Why Giant Pandas Are Born So Tiny; Short Gestation Period May Be Cause

Born pink, blind, and helpless, giant pandas typically weigh about 100 grams at birth -- the equivalent of a stick of butter. Their mothers are 900 times more massive than that. This unusual size difference has left researchers puzzled for years. With a few exceptions among animals such as echidnas and kangaroos, no other mammal newborns are so tiny relative to their mothers. No one knows why, but a Duke University study of bones across 10 species of bears and other animals finds that some of the current theories don't hold up. Duke biology professor Kathleen Smith, PhD, and her former student Peishu Li published their findings this month in the Journal of Anatomy. The article was published online on December 2, 2019 and is titled "Comparative Skeletal Anatomy of Neonatal Ursids and the Extreme Altriciality of the Giant Panda.” Baby panda skeletons are hard to come by, but the researchers were able to study the preserved remains of baby pandas born at the Smithsonian's National Zoo in Washington, D.C. The National Zoo's first panda couple, Ling-Ling and Hsing-Hsing, had five full-term cubs in the 1980s, but none of them survived long after birth.
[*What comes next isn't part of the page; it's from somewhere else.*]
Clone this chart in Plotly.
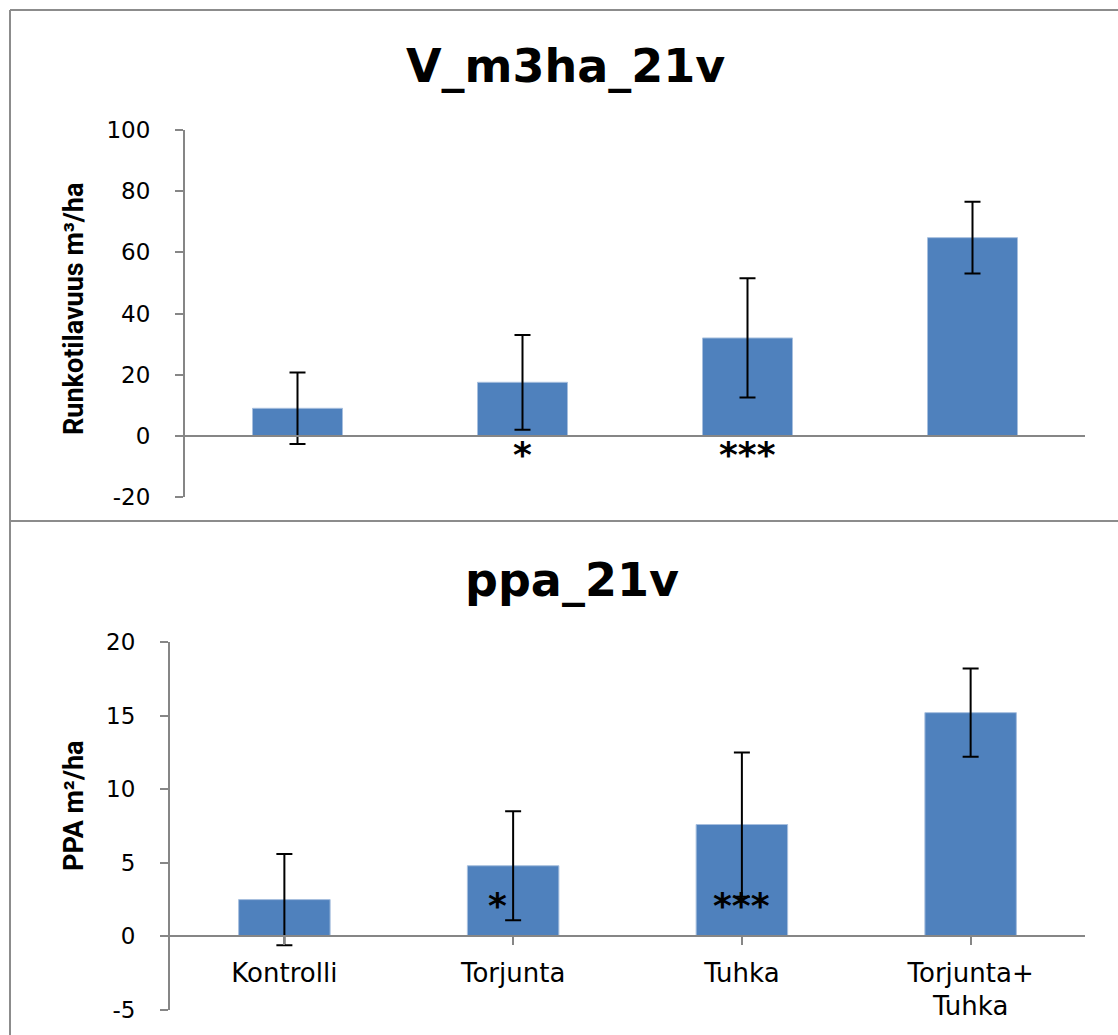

The researchers took micro-CT scans of two of those cubs, along with newborn grizzlies, sloth bears, polar bears, dogs, a fox, and other closely related animals from the Smithsonian National Museum of Natural History and the North Carolina State College of Veterinary Medicine. They used the scans to create 3-D digital models of each baby's bony interior at birth. As a baby animal grows and develops inside the womb, its bones and teeth do also. The researchers examined the degree of ossification, or how much the skeleton has formed by the time of birth.